Other risks abound, Rafael Mariano Grossi, the director general of the International Atomic Energy Agency, told reporters in Vienna, a day after inspecting the nuclear station in southern Ukraine. The plant, with six reactors, has been repeatedly hit by artillery. Loss of external power to cool reactor cores and stress on the operating staff also pose dangers, he said.

“It is obvious there is a lot of fighting in general in this part of Ukraine,” Mr. Grossi said. “The military activity and operations are increasing in that part of the country, and this worries me a lot.”

Mr. Grossi said two United Nations experts would remain at the plant to provide independent assessments of its safety going forward.

Most of the damage from the war at the sprawling station, which is the largest nuclear plant in Europe, occurred during shelling in August, Mr. Grossi said, unless one considers the destruction from the battle in March when the Russian army captured the site.

Mr. Grossi said Ukrainian and Russian nuclear engineers had managed to cooperate in operating the site and that he was less worried about disruptions in regulatory oversight and supplies of spare parts causing problems, though these concerns are also significant.

On Thursday, Mr. Grossi and a team of 13 inspectors had crossed a front line in Russia’s war in Ukraine to inspect the plant. Six monitors remained behind at the site. Four will leave over the weekend, and two will remain permanently to provide independent assessments of the risks to the nuclear station, Mr. Grossi said.

While they cannot order a cease-fire or demand Russia’s army withdraw, the monitors will send out impartial information and advise the operators, providing an additional measure of safety in a situation that has alarmed governments around the world.

Mr.

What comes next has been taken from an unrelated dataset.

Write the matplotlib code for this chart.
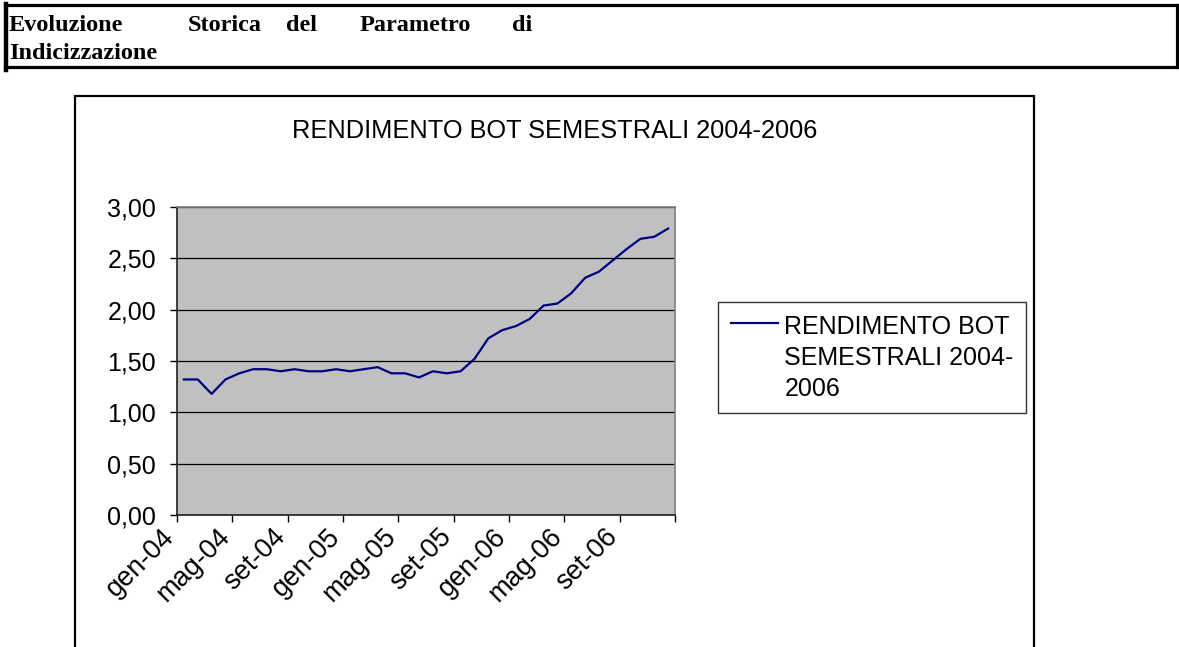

Grossi said the risk of nuclear disaster remains real, though he declined to assess the likelihood of a major “transborder” accident.

Before Mr. Grossi announced the agency’s findings, both Russia and Ukraine appeared to be trying to frame the outcome of the visit.

Ukrainian officials had sharply criticized the I.A.E.A.’s visit to the station on Thursday as playing along with a stage-managed Russian show intended to cast blame on Ukraine for the fighting around the plant and safety problems.

“Judging by the footage we saw yesterday, this visit was staged and had nothing to do with an inspection, which suggests bias on the part of the I.A.E.A. head,” Vadym Denysenko, an adviser to the Ukrainian ministry of internal affairs, said in a post on Facebook.

Sergey V. Lavrov, Russia’s foreign minister, had said Thursday that Ukraine and its Western allies did not want the inspectors to “draw any fair conclusions.”

Late on Thursday, President Volodymyr Zelensky of Ukraine accused the Russian army of staging attacks during the visit to sow chaos in hopes it would turn the I.A.E.A. inspection into a “fruitless excursion.” He said the Russians had also forced local people to lie about the fighting in meetings with inspectors. His claims could not be independently verified.

“Russia did a lot of cynical things to trick the mission,” he said.

Mr. Grossi said that the inspectors’ access had not been impeded during the visit. “We have seen everything I requested to see,” he said, adding that he would brief the U.N. Security Council about the mission’s findings on Tuesday.